■ What needs to be done
Extract the text of every entry below exactly; leave images out.

----- Material provided

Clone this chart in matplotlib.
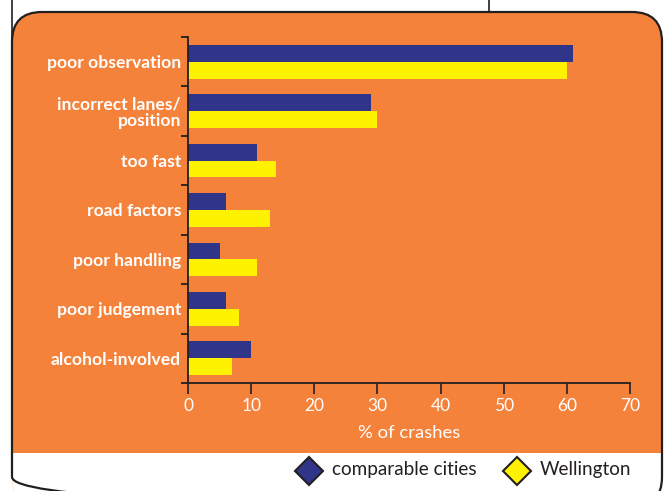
import matplotlib
matplotlib.use("Agg")
import matplotlib.pyplot as plt
from matplotlib.patches import FancyBboxPatch, Rectangle
import numpy as np

categories = ["poor observation", "incorrect lanes/\nposition", "too fast", "road factors",
              "poor handling", "poor judgement", "alcohol-involved"]
comparable = [61, 29, 11, 6, 5, 6, 10]
wellington = [60, 30, 14, 13, 11, 8, 7]
series_names = ["comparable cities", "Wellington"]
xticks = [0, 10, 20, 30, 40, 50, 60, 70]
xlabel = "% of crashes"

ORANGE = "#F5823A"
NAVY = "#303589"
YELLOW = "#FFF200"
DARK = "#231F20"
FONT = "Lato"

W, H = 665, 491
fig = plt.figure(figsize=(W / 100, H / 100), dpi=100)

# background in pixel coordinates
bg = fig.add_axes([0, 0, 1, 1], zorder=0)
bg.set_xlim(0, W)
bg.set_ylim(H, 0)
bg.axis("off")

box = FancyBboxPatch((12, 12), 650, 495, boxstyle="round,pad=0,rounding_size=30",
                     facecolor=ORANGE, edgecolor="none")
bg.add_patch(box)
white = Rectangle((0, 453), W, 80, facecolor="white", edgecolor="none")
bg.add_patch(white)
white.set_clip_path(box)
edge = FancyBboxPatch((12, 12), 650, 495, boxstyle="round,pad=0,rounding_size=30",
                      facecolor="none", edgecolor=DARK, linewidth=1.6)
bg.add_patch(edge)
bg.plot([12, 12], [0, 40], color=DARK, lw=1.2)
bg.plot([489, 489], [0, 12], color=DARK, lw=1.2)

# legend
leg_items = [(309, NAVY, series_names[0]), (517, YELLOW, series_names[1])]
for x, c, name in leg_items:
    bg.plot([x], [471], marker="D", markersize=14, markerfacecolor=c,
            markeredgecolor=DARK, markeredgewidth=1.5, linestyle="none")
    bg.text(x + 23, 470, name, family=FONT, fontsize=13.6, color=DARK,
            va="center", ha="left")

# chart axes
left, right, top, bottom = 188, 630, 37, 383
ax = fig.add_axes([left / W, (H - bottom) / H, (right - left) / W, (bottom - top) / H],
                  zorder=1)
ax.patch.set_alpha(0)

n = len(categories)
y = np.arange(n)
h = 0.34
ax.barh(y - h / 2, comparable, height=h, color=NAVY)
ax.barh(y + h / 2, wellington, height=h, color=YELLOW)

ax.set_xlim(0, 70)
ax.set_ylim(n - 0.5, -0.5)
for s in ["top", "right"]:
    ax.spines[s].set_visible(False)
for s in ["left", "bottom"]:
    ax.spines[s].set_color(DARK)
    ax.spines[s].set_linewidth(1.3)

ax.set_yticks(y)
ax.set_yticklabels(categories, family=FONT, fontweight="bold", fontsize=12.6,
                   color="white", linespacing=1.05)
ax.set_yticks(np.arange(n + 1) - 0.5, minor=True)
ax.tick_params(axis="y", which="major", length=0, pad=5)
ax.tick_params(axis="y", which="minor", length=5, width=1.3, color=DARK, direction="out")

ax.set_xticks(xticks)
ax.set_xticklabels([str(t) for t in xticks], family=FONT, fontsize=12.5, color="white")
ax.tick_params(axis="x", length=8, width=1.2, color=DARK, direction="out", pad=3)
ax.set_xlabel(xlabel, family=FONT, fontsize=13.3, color="white", labelpad=8)

fig.savefig("out.png", dpi=100)
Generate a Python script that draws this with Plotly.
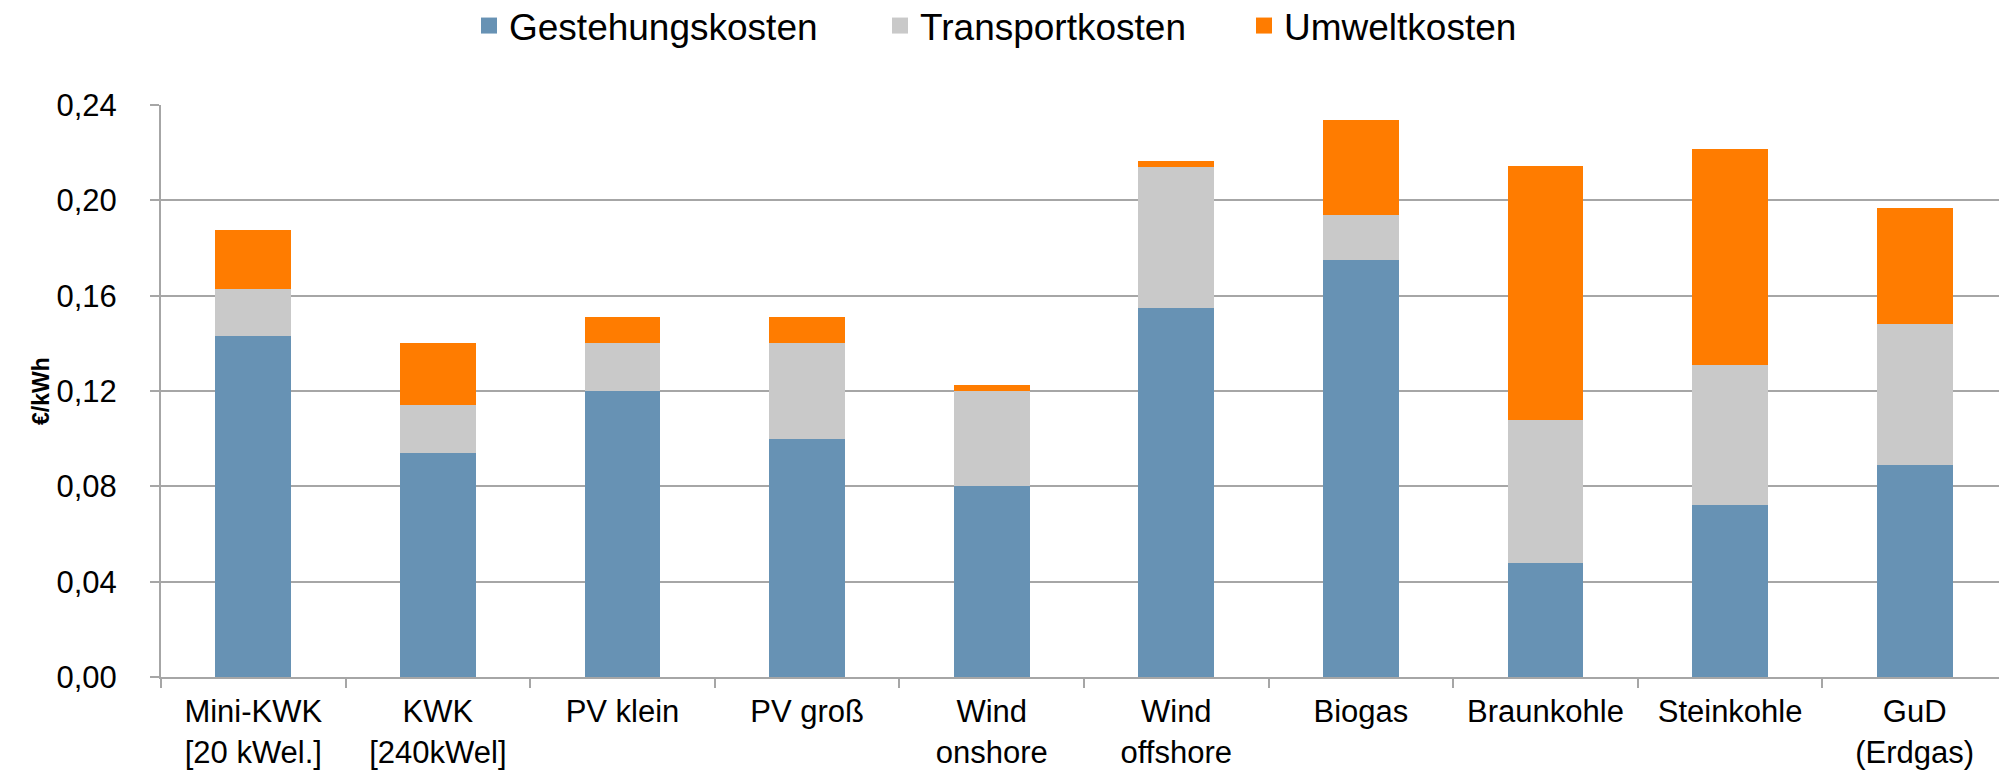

----------

■ Solution to this task
Clone this chart in matplotlib.
import matplotlib
matplotlib.use("Agg")
import matplotlib.pyplot as plt
from matplotlib.patches import FancyBboxPatch, Rectangle
import numpy as np

categories = ["poor observation", "incorrect lanes/\nposition", "too fast", "road factors",
              "poor handling", "poor judgement", "alcohol-involved"]
comparable = [61, 29, 11, 6, 5, 6, 10]
wellington = [60, 30, 14, 13, 11, 8, 7]
series_names = ["comparable cities", "Wellington"]
xticks = [0, 10, 20, 30, 40, 50, 60, 70]
xlabel = "% of crashes"

ORANGE = "#F5823A"
NAVY = "#303589"
YELLOW = "#FFF200"
DARK = "#231F20"
FONT = "Lato"

W, H = 665, 491
fig = plt.figure(figsize=(W / 100, H / 100), dpi=100)

# background in pixel coordinates
bg = fig.add_axes([0, 0, 1, 1], zorder=0)
bg.set_xlim(0, W)
bg.set_ylim(H, 0)
bg.axis("off")

box = FancyBboxPatch((12, 12), 650, 495, boxstyle="round,pad=0,rounding_size=30",
                     facecolor=ORANGE, edgecolor="none")
bg.add_patch(box)
white = Rectangle((0, 453), W, 80, facecolor="white", edgecolor="none")
bg.add_patch(white)
white.set_clip_path(box)
edge = FancyBboxPatch((12, 12), 650, 495, boxstyle="round,pad=0,rounding_size=30",
                      facecolor="none", edgecolor=DARK, linewidth=1.6)
bg.add_patch(edge)
bg.plot([12, 12], [0, 40], color=DARK, lw=1.2)
bg.plot([489, 489], [0, 12], color=DARK, lw=1.2)

# legend
leg_items = [(309, NAVY, series_names[0]), (517, YELLOW, series_names[1])]
for x, c, name in leg_items:
    bg.plot([x], [471], marker="D", markersize=14, markerfacecolor=c,
            markeredgecolor=DARK, markeredgewidth=1.5, linestyle="none")
    bg.text(x + 23, 470, name, family=FONT, fontsize=13.6, color=DARK,
            va="center", ha="left")

# chart axes
left, right, top, bottom = 188, 630, 37, 383
ax = fig.add_axes([left / W, (H - bottom) / H, (right - left) / W, (bottom - top) / H],
                  zorder=1)
ax.patch.set_alpha(0)

n = len(categories)
y = np.arange(n)
h = 0.34
ax.barh(y - h / 2, comparable, height=h, color=NAVY)
ax.barh(y + h / 2, wellington, height=h, color=YELLOW)

ax.set_xlim(0, 70)
ax.set_ylim(n - 0.5, -0.5)
for s in ["top", "right"]:
    ax.spines[s].set_visible(False)
for s in ["left", "bottom"]:
    ax.spines[s].set_color(DARK)
    ax.spines[s].set_linewidth(1.3)

ax.set_yticks(y)
ax.set_yticklabels(categories, family=FONT, fontweight="bold", fontsize=12.6,
                   color="white", linespacing=1.05)
ax.set_yticks(np.arange(n + 1) - 0.5, minor=True)
ax.tick_params(axis="y", which="major", length=0, pad=5)
ax.tick_params(axis="y", which="minor", length=5, width=1.3, color=DARK, direction="out")

ax.set_xticks(xticks)
ax.set_xticklabels([str(t) for t in xticks], family=FONT, fontsize=12.5, color="white")
ax.tick_params(axis="x", length=8, width=1.2, color=DARK, direction="out", pad=3)
ax.set_xlabel(xlabel, family=FONT, fontsize=13.3, color="white", labelpad=8)

fig.savefig("out.png", dpi=100)
Generate a Python script that draws this with Plotly.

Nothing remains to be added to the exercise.